Interest Sensitive :
This type of Whole Life Insurance is fairly new, and is also known as either excess interest or current assumption whole life. The policies are a mixture of traditional whole life and universal life. Instead of using dividends to augment guaranteed cash value accumulation, the interest on the policy's cash value varies with current market conditions. Like whole life, death benefit remains constant for life. Like universal life, the premium payment might vary, but not above the maximum premium guaranteed within the policy.
Requirements :
Whole Life Insurance typically requires that the owner pay premiums for the life of the policy. There are some arrangements that let the policy be "paid up", which means that no further payments are ever required, in as few as 5 years, or with even a single large premium. Typically if the payor doesn't make a large premium payment at the outset of the life insurance contract, then he is not allowed to begin making them later in the contract life. However, some whole life contracts offer a rider to the policy which allows for a one time, or occaisional, large additional premium payment to be made as long as a minimal extra payment is made on a regular schedule. In contrast, Universal life insurance generally allows more flexibility in premium payment.
Guarantees :
The company generally will guarantee that the Whole Life Insurance policy's cash values will increase regardless of the performance of the company or its experience with death claims (again compared to universal life insurance and variable universal life insurance which can increase the costs and decrease the cash values of the policy).
Liquidity :
Cash values are considered liquid enough to be used for investment capital, but only if the owner is financially healthy enough to continue making premium payments (Single premium whole life policies avoid the risk of the insured failing to make premium payments and are liquid enough to be used as collateral. Single premium policies require that the insured pay a one time premium that tends to be lower than the split payments. Because these policies are fully paid at inception, they have no financial risk and are liquid and secure enough to be used as collateral under the insurance clause of collateral assignment. Cash value access is tax free up to the point of total premiums paid, and the rest may be accessed tax free in the form of policy loans. If the policy lapses, taxes would be due on outstanding loans. If the insured dies, death benefit is reduced by the amount of any outstanding loan balance.

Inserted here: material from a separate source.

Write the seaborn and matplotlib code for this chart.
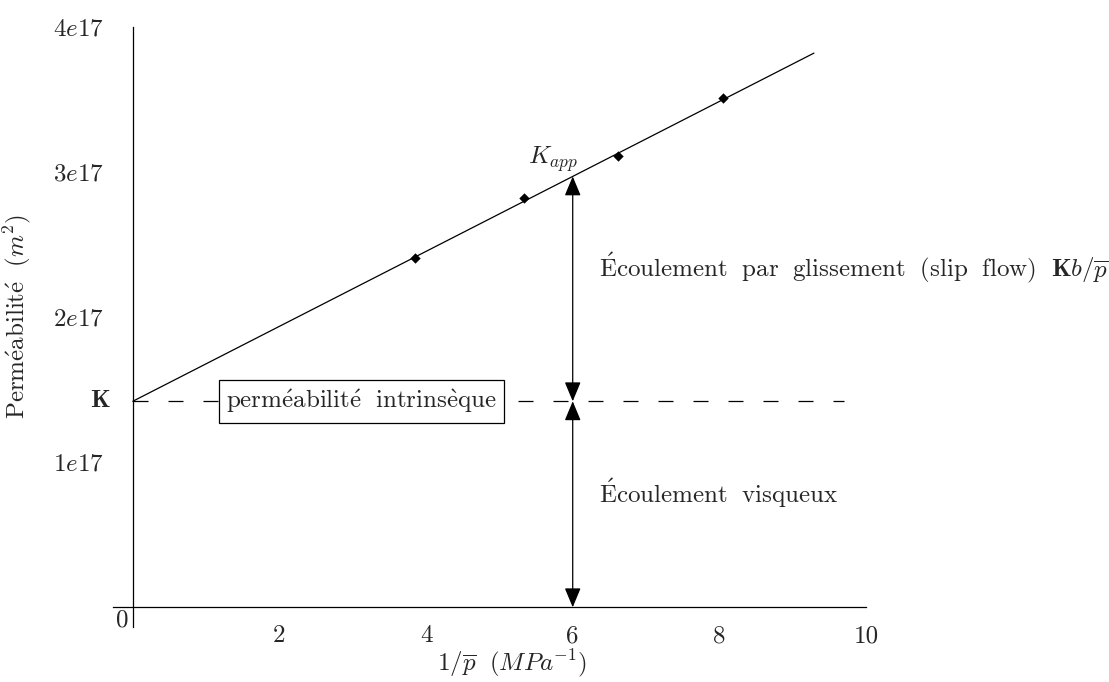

Internal rates of return for participating Whole Life Insurance policies may be much better than universal life and interest sensitive whole life because their cash values are invested in the money market and bonds, while par whole life cash values are invested in the life insurance company and its general account, which may be in real estate and the stock market. Variable universal life insurance may outperform whole life because the owner can direct investments in sub-accounts that may do better. If an owner desires a conservative position for his cash values, par whole life is indicated.